Les Gibbs | |
Fullname: | Leslie Gibbs |
Birth Date: | 10 August 1918 |
Birth Place: | Carlton, Victoria |
Death Date: | [1] |
Death Place: | Tootgarook, Victoria |
Originalteam: | Nyora |
Height: | 163 cm |
Weight: | 63.5 kg |
Statsend: | 1944 |
Years1: | 1939, 1941–44 |
Games Goals1: | 13 (8) |
Leslie Gibbs (10 August 1918 – 10 April 1976) was an Australian rules footballer who played with Melbourne in the Victorian Football League (VFL).[2]
The son of George Gibbs (1879-1943),[3] and Ada Alice Gibbs (1879-1962), née Musgrove, Leslie Gibbs was born at Carlton, Victoria on 10 August 1918. His brother, George Gibbs (1905-1987), played with Fitzroy and Collingwood.[4]
He married Gladwys Lesley Clements in 1942.
Recruited from Parkdale Football Club in 1939, he showed good form in the Seconds, and was selected to play his first match for the Melbourne First XVIII, against Richmond, at the Punt Road Oval, on 8 July 1939, in place of the suspended Ron Barassi.[5]
In a career interrupted by his military service[6] — he was not listed in 1940[7] [8] — he played a total of 13 senior games with Melbourne (including 9 of the team's last 10 matches in 1942).

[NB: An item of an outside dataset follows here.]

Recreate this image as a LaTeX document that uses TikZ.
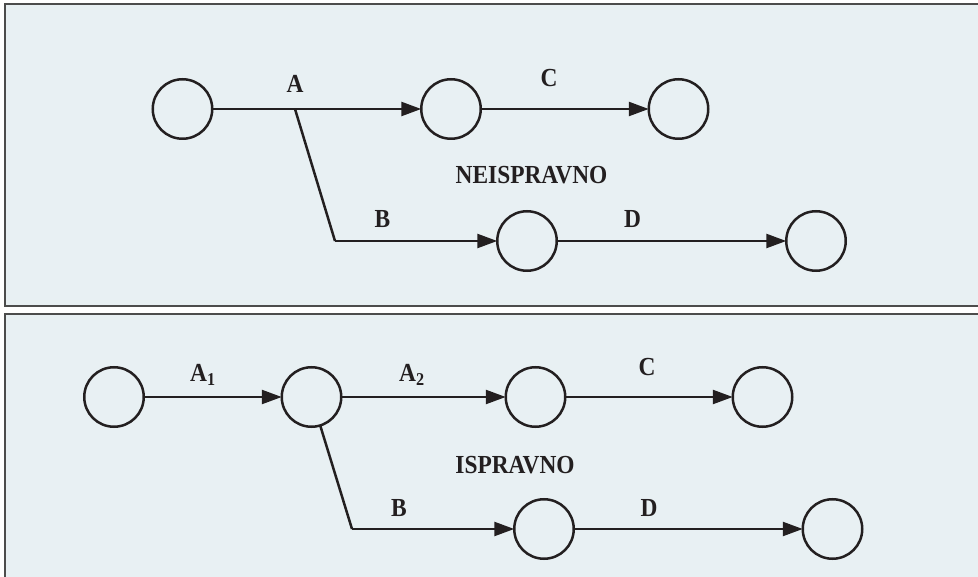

In 1941, the VFL postponed its Round 5 matches and conducted a "patriotic" lightning carnival at the Melbourne Cricket Ground on Saturday 24 May 1941.[9] Attended by 19,572 people, it raised £1,526 for the war effort.
Gibbs was selected as rover/forward-pocket in the Melbourne team[10] — from which a significant number of talented footballers were missing: Bill Baxter (ankle); Geoff/Jeff Baldwin (knee); Adrian Dullard (thigh); Fred Fanning (knee); Dick Hingston (ill); Allan La Fontaine (Infected leg); Wally Lock (ankle); Jack Mueller (in Sydney with the VFL team, playing against NSW); Hugh Murnane (knee); Jack O'Keefe (thigh); Danny Powell (ankle); Alby Rodda (broken leg); and Ray Wartman (knee).[11]
Collingwood won the carnival, defeating Melbourne, in fading light, on a bitterly cold day, and heavy rain, by a point, 3.2 (20) to 3.1 (19); and Gibbs was one of Melbourne's best players in each of its four carnival games.[12] [13]
Cleared from Melbourne to Preston in 1946,[14] [15] [16] he played in three matches, before being released to Brunswick.[17]
In July 1940, nine months after the outbreak of the Second World War, Gibbs enlisted in the Australian Army as a private, being discharged after two months of service.[18] In 1942, he joined the Royal Australian Air Force, ending the war as a corporal.[19]